It’s become the fuel Nazar runs on. This toxic cocktail of want and regret and the memory of one perfect night in Los Angeles that he destroyed with his own stupidity.
The Comets are having their best season in franchise history.
Nazar’s putting up career numbers, on pace for a hundred points if he maintains his current rate.
He should be happy. Should be focused on the playoffs, on the Cup, on all the things he’s worked his entire life for.
Instead, he’s in his hotel room at two AM, watching a streamable clip of Kai Callahan fighting a Bruins defenseman who hit him from behind.
Kai loses the fight — he always does, he’s just not built for fighting — but he doesn’t back down. Just takes his five-minute penalty and skates to the box with blood on his chin, looking more alive than Nazar has felt in months.
He replays it three more times before forcing himself to put the phone down.
This is pathetic. He knows it’s pathetic. Sam caught him watching Wardens highlights last week and made a joke about “scouting the competition,” but there was a question in his eyes that Nazar didn’t want to answer.
The league awards ceremony is, as always, a black-tie hellscape of manufactured excitement.
Nazar arrives at the hotel in a sea of other players, everyone performing confidence they may or may not actually feel and clapping each other on the back and talking shit in that particular way hockey players do when they’re pretending last night’s brutal game didn’t happen.
He’s collecting his bag, when something makes him look up.
A flicker of movement. Third floor. An open window.
He shouldn’t be able to tell from this distance, from this angle, with all the chaos happening around him.
But he knows that silhouette the way he knows his own reflection. The way he knows the weight of his stick, the feel of ice under his blades.
Kai.
He’s standing in the window, leaning against the frame with one hand braced on the sill. Not looking down at the circus of arriving players and flashing cameras. Looking out, past all of it, at the skyline going dark in the distance.
For a long moment, Kai is perfectly still. There’s something about his posture that makes Nazar’s chest tighten.
Then, as if sensing he’s being watched, Kai turns his head. His gaze drifts down, across the chaos of the driveway, and lands with unerring accuracy on Nazar.
Their eyes lock across a hundred feet of air.

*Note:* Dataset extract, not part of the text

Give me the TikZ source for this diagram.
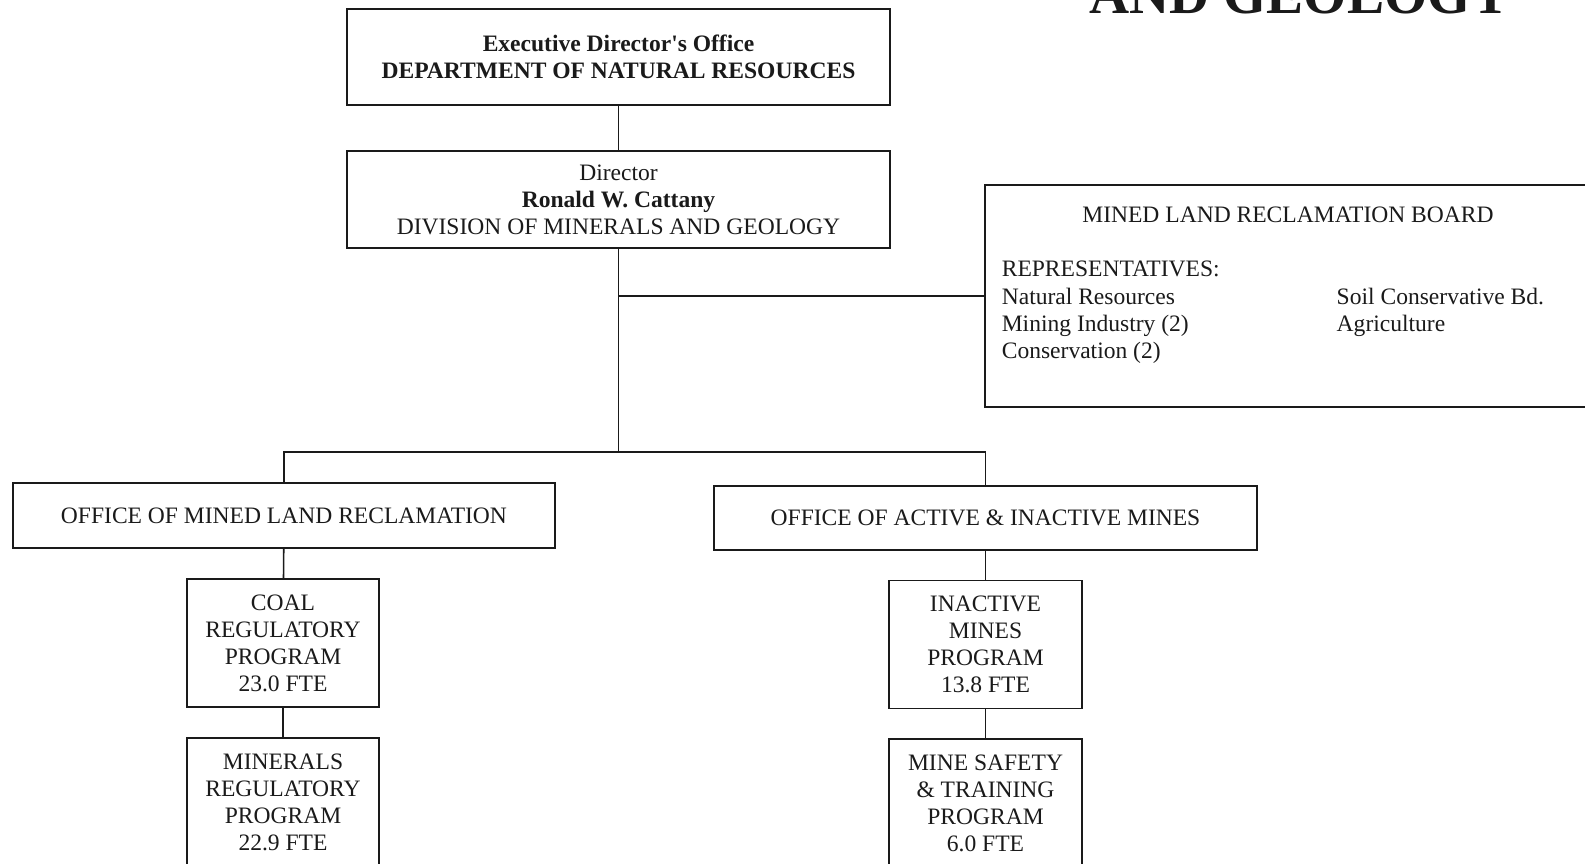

The connection is instantaneous—a jolt that makes Nazar forget to breathe, forget where he is, forget everything except the fact that Kai is looking at him.
Then Kai steps back from the window and disappears into the shadows of his room.
The spell breaks.
Someone jostles Nazar’s shoulder. It’s Vyachovsky, saying something about dinner plans. Nazar nods automatically, not hearing, still staring at the now-empty window.
“You good, man?” Vyachovsky asks.
“Yeah. Fine. Just tired.”
The party after the ceremony is exactly what Nazar expected: a crush of bodies in expensive clothes, champagne that costs more than it should, and conversations that all blend together into meaningless noise.
He spots Kai across the room almost immediately. It’s like his brain has developed a specific radar for him, so he can find Kai in any crowd, any context, without even trying.
Kai is alone, nursing a drink that might be whiskey or might be cola, standing near a column like he’s trying to blend into the architecture.
He’s in a suit that makes him look like he stepped out of a cologne ad. But his usual energy is gone.
It’s wrong. Kai without his defenses doesn’t look free. He looks exposed. Vulnerable in a way that makes Nazar’s protective instincts surge.